#### Task instructions
Without the pictures, set down the records below word for word.

[Begin Stored data]

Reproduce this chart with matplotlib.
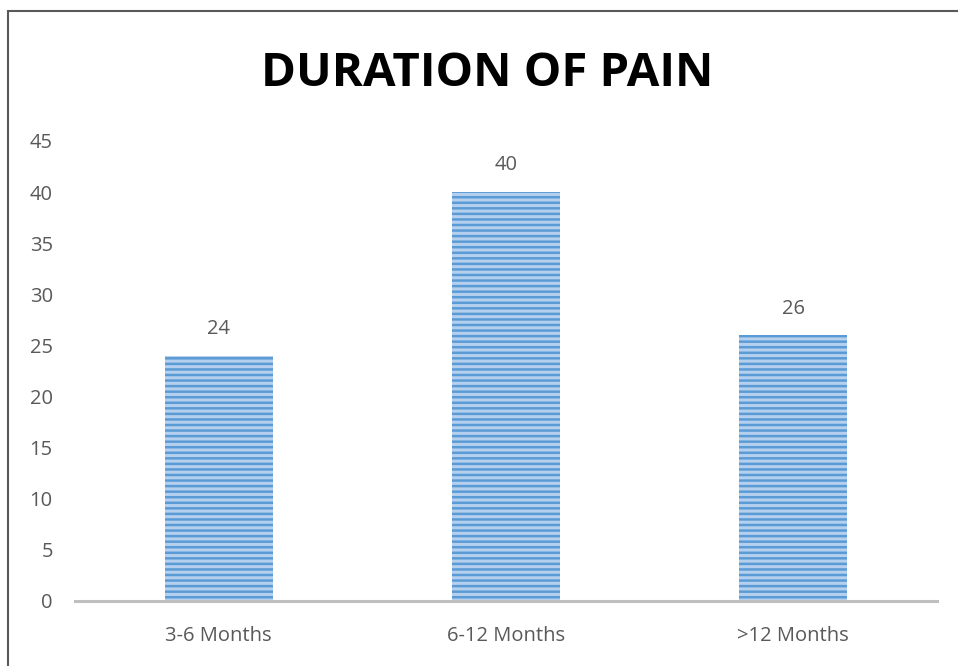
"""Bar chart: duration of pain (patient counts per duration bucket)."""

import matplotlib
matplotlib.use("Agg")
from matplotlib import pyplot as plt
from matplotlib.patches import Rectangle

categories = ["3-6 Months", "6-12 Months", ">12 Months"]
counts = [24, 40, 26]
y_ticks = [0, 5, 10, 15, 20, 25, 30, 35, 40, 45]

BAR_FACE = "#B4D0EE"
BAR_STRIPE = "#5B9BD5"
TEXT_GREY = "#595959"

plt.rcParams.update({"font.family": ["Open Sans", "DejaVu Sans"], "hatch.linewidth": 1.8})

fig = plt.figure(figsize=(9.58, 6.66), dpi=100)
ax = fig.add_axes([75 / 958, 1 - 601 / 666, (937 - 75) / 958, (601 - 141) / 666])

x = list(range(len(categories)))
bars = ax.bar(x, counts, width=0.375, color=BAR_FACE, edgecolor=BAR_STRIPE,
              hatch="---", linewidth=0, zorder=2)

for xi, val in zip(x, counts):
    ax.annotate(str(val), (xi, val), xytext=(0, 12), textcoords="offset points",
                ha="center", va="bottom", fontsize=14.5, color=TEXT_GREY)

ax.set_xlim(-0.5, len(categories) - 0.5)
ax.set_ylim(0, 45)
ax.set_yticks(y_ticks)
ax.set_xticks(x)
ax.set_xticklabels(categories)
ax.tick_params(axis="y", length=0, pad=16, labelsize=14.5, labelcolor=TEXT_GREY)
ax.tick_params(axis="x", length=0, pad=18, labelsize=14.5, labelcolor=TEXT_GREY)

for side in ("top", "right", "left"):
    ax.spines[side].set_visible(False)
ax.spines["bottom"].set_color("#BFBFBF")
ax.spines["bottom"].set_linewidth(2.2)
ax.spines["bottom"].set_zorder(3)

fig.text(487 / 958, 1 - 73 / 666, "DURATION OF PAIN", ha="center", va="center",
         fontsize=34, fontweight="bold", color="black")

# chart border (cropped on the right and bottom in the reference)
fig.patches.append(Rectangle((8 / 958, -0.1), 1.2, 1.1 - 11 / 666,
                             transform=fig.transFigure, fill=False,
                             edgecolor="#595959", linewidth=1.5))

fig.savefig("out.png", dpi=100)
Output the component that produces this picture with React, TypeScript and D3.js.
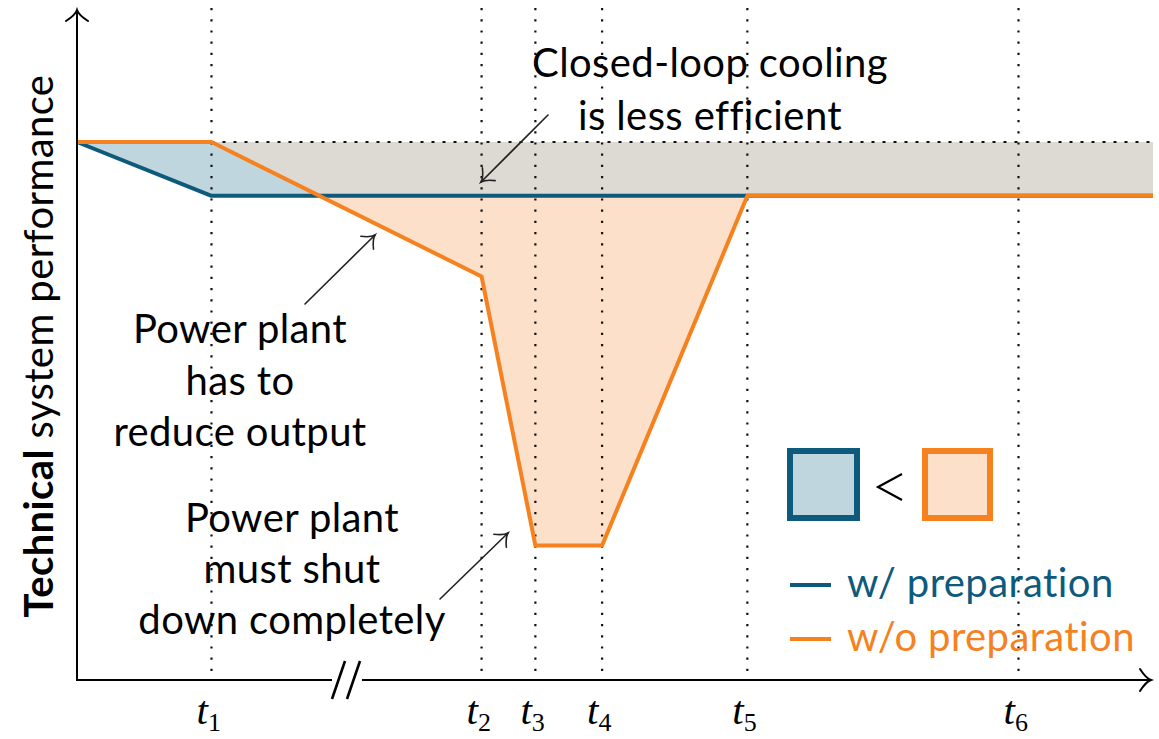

[End Stored data]

#### Result of the task
Reproduce this chart with matplotlib.
"""Bar chart: duration of pain (patient counts per duration bucket)."""

import matplotlib
matplotlib.use("Agg")
from matplotlib import pyplot as plt
from matplotlib.patches import Rectangle

categories = ["3-6 Months", "6-12 Months", ">12 Months"]
counts = [24, 40, 26]
y_ticks = [0, 5, 10, 15, 20, 25, 30, 35, 40, 45]

BAR_FACE = "#B4D0EE"
BAR_STRIPE = "#5B9BD5"
TEXT_GREY = "#595959"

plt.rcParams.update({"font.family": ["Open Sans", "DejaVu Sans"], "hatch.linewidth": 1.8})

fig = plt.figure(figsize=(9.58, 6.66), dpi=100)
ax = fig.add_axes([75 / 958, 1 - 601 / 666, (937 - 75) / 958, (601 - 141) / 666])

x = list(range(len(categories)))
bars = ax.bar(x, counts, width=0.375, color=BAR_FACE, edgecolor=BAR_STRIPE,
              hatch="---", linewidth=0, zorder=2)

for xi, val in zip(x, counts):
    ax.annotate(str(val), (xi, val), xytext=(0, 12), textcoords="offset points",
                ha="center", va="bottom", fontsize=14.5, color=TEXT_GREY)

ax.set_xlim(-0.5, len(categories) - 0.5)
ax.set_ylim(0, 45)
ax.set_yticks(y_ticks)
ax.set_xticks(x)
ax.set_xticklabels(categories)
ax.tick_params(axis="y", length=0, pad=16, labelsize=14.5, labelcolor=TEXT_GREY)
ax.tick_params(axis="x", length=0, pad=18, labelsize=14.5, labelcolor=TEXT_GREY)

for side in ("top", "right", "left"):
    ax.spines[side].set_visible(False)
ax.spines["bottom"].set_color("#BFBFBF")
ax.spines["bottom"].set_linewidth(2.2)
ax.spines["bottom"].set_zorder(3)

fig.text(487 / 958, 1 - 73 / 666, "DURATION OF PAIN", ha="center", va="center",
         fontsize=34, fontweight="bold", color="black")

# chart border (cropped on the right and bottom in the reference)
fig.patches.append(Rectangle((8 / 958, -0.1), 1.2, 1.1 - 11 / 666,
                             transform=fig.transFigure, fill=False,
                             edgecolor="#595959", linewidth=1.5))

fig.savefig("out.png", dpi=100)
Output the component that produces this picture with React, TypeScript and D3.js.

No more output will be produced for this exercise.